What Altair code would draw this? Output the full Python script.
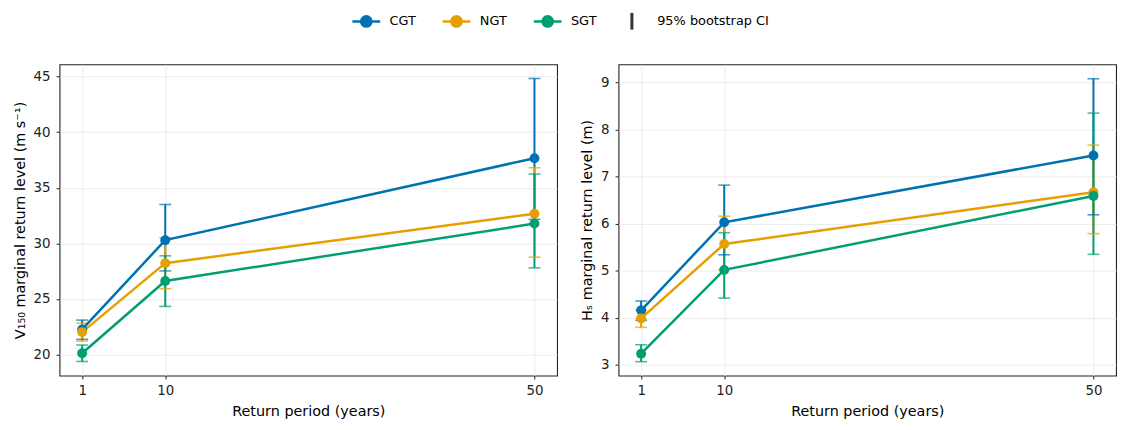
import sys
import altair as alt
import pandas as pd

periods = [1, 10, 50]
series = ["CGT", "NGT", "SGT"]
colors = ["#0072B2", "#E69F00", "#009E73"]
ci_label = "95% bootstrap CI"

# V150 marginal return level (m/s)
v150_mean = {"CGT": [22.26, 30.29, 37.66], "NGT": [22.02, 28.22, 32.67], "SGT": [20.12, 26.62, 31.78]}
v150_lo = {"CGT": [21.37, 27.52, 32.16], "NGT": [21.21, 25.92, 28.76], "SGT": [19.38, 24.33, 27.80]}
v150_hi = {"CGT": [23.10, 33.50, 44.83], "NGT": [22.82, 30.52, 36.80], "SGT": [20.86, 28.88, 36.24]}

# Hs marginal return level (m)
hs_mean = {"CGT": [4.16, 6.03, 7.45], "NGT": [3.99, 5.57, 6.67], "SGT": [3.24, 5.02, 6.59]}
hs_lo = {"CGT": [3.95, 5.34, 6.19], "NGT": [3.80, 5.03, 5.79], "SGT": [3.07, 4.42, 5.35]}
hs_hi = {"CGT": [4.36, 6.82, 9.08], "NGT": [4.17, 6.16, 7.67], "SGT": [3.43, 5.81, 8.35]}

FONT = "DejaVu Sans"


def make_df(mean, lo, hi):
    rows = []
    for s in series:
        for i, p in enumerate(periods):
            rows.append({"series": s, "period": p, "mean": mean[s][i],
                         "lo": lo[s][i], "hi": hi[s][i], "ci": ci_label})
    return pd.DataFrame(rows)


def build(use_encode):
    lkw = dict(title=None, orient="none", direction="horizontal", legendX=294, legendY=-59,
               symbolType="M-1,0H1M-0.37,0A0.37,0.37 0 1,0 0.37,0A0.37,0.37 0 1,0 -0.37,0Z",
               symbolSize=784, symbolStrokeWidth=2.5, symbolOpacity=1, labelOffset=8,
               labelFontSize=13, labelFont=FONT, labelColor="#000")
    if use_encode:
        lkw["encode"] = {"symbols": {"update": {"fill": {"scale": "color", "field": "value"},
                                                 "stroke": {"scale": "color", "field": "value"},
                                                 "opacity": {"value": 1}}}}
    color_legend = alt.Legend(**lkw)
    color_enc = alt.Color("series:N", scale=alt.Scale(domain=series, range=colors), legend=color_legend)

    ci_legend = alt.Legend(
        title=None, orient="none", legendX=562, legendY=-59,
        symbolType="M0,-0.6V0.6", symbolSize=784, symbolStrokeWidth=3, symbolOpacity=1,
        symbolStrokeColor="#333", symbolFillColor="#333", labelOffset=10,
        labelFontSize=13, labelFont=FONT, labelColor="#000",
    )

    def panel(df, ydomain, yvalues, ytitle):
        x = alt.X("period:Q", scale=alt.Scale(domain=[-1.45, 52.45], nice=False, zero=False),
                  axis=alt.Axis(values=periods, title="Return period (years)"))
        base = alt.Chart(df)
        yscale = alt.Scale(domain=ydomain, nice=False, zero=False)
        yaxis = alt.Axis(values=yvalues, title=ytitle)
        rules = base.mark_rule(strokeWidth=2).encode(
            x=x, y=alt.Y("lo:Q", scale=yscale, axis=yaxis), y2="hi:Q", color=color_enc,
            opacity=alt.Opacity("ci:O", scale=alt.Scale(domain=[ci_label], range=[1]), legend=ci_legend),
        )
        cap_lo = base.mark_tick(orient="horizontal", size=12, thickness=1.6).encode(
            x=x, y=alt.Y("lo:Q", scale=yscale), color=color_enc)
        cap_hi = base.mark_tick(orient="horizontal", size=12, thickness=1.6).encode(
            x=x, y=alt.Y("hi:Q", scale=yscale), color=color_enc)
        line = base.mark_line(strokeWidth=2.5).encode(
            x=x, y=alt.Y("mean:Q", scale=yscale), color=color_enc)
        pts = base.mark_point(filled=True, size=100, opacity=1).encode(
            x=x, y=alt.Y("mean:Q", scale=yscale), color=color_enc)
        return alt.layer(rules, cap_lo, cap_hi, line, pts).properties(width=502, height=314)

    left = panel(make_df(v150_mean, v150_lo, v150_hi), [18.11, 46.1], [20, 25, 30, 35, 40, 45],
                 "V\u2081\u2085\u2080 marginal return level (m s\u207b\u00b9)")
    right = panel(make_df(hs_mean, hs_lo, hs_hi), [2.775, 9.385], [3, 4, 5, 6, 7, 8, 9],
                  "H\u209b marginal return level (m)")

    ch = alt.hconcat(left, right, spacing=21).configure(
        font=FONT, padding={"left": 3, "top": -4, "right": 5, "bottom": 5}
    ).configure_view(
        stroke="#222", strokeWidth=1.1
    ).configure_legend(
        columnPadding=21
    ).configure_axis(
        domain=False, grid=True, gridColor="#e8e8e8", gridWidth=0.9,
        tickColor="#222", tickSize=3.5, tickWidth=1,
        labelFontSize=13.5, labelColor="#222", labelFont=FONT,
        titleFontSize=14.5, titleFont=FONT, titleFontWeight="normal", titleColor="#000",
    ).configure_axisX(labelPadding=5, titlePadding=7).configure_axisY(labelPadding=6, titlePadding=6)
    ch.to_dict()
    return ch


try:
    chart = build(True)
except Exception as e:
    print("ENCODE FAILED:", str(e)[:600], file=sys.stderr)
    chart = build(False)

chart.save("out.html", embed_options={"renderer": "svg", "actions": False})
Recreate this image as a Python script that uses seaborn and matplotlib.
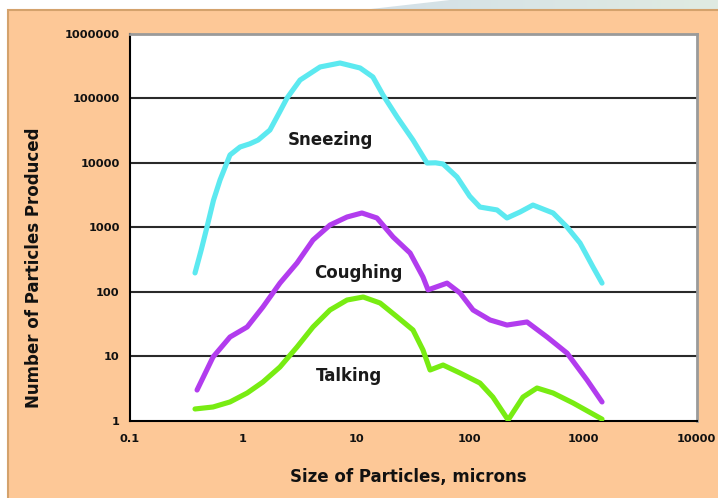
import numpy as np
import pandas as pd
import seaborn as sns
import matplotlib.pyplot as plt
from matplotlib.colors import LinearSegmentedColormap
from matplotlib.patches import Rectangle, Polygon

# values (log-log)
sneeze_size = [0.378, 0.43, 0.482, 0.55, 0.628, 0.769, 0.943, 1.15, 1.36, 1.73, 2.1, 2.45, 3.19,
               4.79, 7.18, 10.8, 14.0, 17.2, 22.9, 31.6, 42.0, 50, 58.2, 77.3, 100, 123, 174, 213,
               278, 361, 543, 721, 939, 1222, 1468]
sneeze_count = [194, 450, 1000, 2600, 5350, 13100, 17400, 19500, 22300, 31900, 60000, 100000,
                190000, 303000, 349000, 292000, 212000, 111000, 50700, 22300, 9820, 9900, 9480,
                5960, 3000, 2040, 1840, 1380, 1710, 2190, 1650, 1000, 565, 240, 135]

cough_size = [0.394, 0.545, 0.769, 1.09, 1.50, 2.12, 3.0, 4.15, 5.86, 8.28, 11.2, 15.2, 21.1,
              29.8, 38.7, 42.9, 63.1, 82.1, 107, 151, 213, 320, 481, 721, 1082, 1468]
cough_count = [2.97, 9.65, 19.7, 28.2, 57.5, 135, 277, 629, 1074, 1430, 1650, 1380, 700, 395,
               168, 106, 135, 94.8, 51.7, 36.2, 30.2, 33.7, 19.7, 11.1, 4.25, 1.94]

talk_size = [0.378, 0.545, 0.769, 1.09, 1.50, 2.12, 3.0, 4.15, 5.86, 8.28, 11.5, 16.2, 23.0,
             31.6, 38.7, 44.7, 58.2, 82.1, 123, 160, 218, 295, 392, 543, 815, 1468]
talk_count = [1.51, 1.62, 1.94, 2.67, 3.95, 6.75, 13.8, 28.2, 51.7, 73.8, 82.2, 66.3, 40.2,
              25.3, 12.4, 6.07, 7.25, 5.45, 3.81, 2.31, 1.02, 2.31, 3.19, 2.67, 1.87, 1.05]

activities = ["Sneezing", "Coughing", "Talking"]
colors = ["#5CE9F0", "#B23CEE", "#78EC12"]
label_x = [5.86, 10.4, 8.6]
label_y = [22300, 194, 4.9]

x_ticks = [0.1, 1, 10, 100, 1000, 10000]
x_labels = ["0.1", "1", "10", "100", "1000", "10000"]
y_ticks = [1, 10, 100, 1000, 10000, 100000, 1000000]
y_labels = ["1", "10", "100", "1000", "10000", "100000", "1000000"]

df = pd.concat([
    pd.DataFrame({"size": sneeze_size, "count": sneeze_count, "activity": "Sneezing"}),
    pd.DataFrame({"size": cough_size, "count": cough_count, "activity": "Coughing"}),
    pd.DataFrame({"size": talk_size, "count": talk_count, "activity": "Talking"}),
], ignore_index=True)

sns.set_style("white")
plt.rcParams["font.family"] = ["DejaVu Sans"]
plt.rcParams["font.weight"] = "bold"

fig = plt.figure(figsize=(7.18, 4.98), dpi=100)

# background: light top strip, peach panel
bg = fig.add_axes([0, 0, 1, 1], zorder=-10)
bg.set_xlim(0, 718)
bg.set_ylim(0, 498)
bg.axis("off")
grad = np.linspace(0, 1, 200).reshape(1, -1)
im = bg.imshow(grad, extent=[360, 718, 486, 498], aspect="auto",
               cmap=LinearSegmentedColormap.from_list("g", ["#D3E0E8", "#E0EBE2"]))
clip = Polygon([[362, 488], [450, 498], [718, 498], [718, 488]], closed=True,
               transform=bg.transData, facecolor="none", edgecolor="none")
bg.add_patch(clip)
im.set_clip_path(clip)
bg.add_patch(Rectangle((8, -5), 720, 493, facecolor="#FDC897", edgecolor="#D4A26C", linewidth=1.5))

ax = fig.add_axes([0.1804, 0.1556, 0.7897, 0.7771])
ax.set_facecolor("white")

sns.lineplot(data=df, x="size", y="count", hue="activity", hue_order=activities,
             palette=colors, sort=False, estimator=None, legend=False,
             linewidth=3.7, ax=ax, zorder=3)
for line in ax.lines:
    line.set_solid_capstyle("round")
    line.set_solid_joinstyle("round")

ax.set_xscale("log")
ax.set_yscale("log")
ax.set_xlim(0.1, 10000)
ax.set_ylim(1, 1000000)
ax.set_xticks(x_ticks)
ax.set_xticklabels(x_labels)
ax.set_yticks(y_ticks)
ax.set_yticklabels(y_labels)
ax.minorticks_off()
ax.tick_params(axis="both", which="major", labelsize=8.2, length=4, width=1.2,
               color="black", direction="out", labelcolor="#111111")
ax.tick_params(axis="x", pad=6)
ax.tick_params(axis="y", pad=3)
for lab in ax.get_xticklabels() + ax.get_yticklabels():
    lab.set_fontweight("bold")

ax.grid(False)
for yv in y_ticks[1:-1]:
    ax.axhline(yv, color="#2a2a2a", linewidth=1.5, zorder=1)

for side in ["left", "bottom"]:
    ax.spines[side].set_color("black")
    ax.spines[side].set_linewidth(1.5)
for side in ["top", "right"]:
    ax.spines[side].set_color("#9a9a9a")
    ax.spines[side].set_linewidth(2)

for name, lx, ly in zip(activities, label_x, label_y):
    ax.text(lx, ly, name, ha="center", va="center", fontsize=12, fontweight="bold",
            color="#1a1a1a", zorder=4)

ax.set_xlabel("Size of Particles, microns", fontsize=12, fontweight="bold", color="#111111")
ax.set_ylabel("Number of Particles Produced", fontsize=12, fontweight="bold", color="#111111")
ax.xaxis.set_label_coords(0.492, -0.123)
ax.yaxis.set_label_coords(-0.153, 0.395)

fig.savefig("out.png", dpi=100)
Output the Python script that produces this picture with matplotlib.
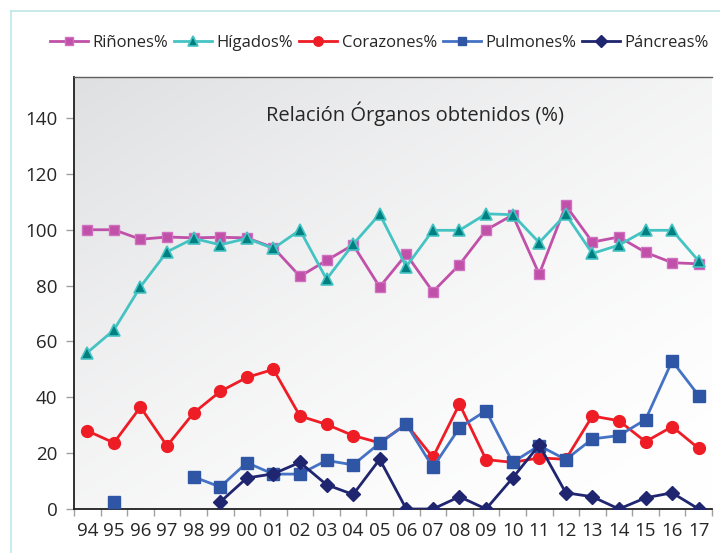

▶ Given problem:
Reproduce exactly, and only, the lines from the one containing "Recreate this image" through the one containing "2.67, 1.87, 1.05]", including both; leave out any pictures.

▶ Answer below:
Recreate this image as a Python script that uses seaborn and matplotlib.
import numpy as np
import pandas as pd
import seaborn as sns
import matplotlib.pyplot as plt
from matplotlib.colors import LinearSegmentedColormap
from matplotlib.patches import Rectangle, Polygon

# values (log-log)
sneeze_size = [0.378, 0.43, 0.482, 0.55, 0.628, 0.769, 0.943, 1.15, 1.36, 1.73, 2.1, 2.45, 3.19,
               4.79, 7.18, 10.8, 14.0, 17.2, 22.9, 31.6, 42.0, 50, 58.2, 77.3, 100, 123, 174, 213,
               278, 361, 543, 721, 939, 1222, 1468]
sneeze_count = [194, 450, 1000, 2600, 5350, 13100, 17400, 19500, 22300, 31900, 60000, 100000,
                190000, 303000, 349000, 292000, 212000, 111000, 50700, 22300, 9820, 9900, 9480,
                5960, 3000, 2040, 1840, 1380, 1710, 2190, 1650, 1000, 565, 240, 135]

cough_size = [0.394, 0.545, 0.769, 1.09, 1.50, 2.12, 3.0, 4.15, 5.86, 8.28, 11.2, 15.2, 21.1,
              29.8, 38.7, 42.9, 63.1, 82.1, 107, 151, 213, 320, 481, 721, 1082, 1468]
cough_count = [2.97, 9.65, 19.7, 28.2, 57.5, 135, 277, 629, 1074, 1430, 1650, 1380, 700, 395,
               168, 106, 135, 94.8, 51.7, 36.2, 30.2, 33.7, 19.7, 11.1, 4.25, 1.94]

talk_size = [0.378, 0.545, 0.769, 1.09, 1.50, 2.12, 3.0, 4.15, 5.86, 8.28, 11.5, 16.2, 23.0,
             31.6, 38.7, 44.7, 58.2, 82.1, 123, 160, 218, 295, 392, 543, 815, 1468]
talk_count = [1.51, 1.62, 1.94, 2.67, 3.95, 6.75, 13.8, 28.2, 51.7, 73.8, 82.2, 66.3, 40.2,
              25.3, 12.4, 6.07, 7.25, 5.45, 3.81, 2.31, 1.02, 2.31, 3.19, 2.67, 1.87, 1.05]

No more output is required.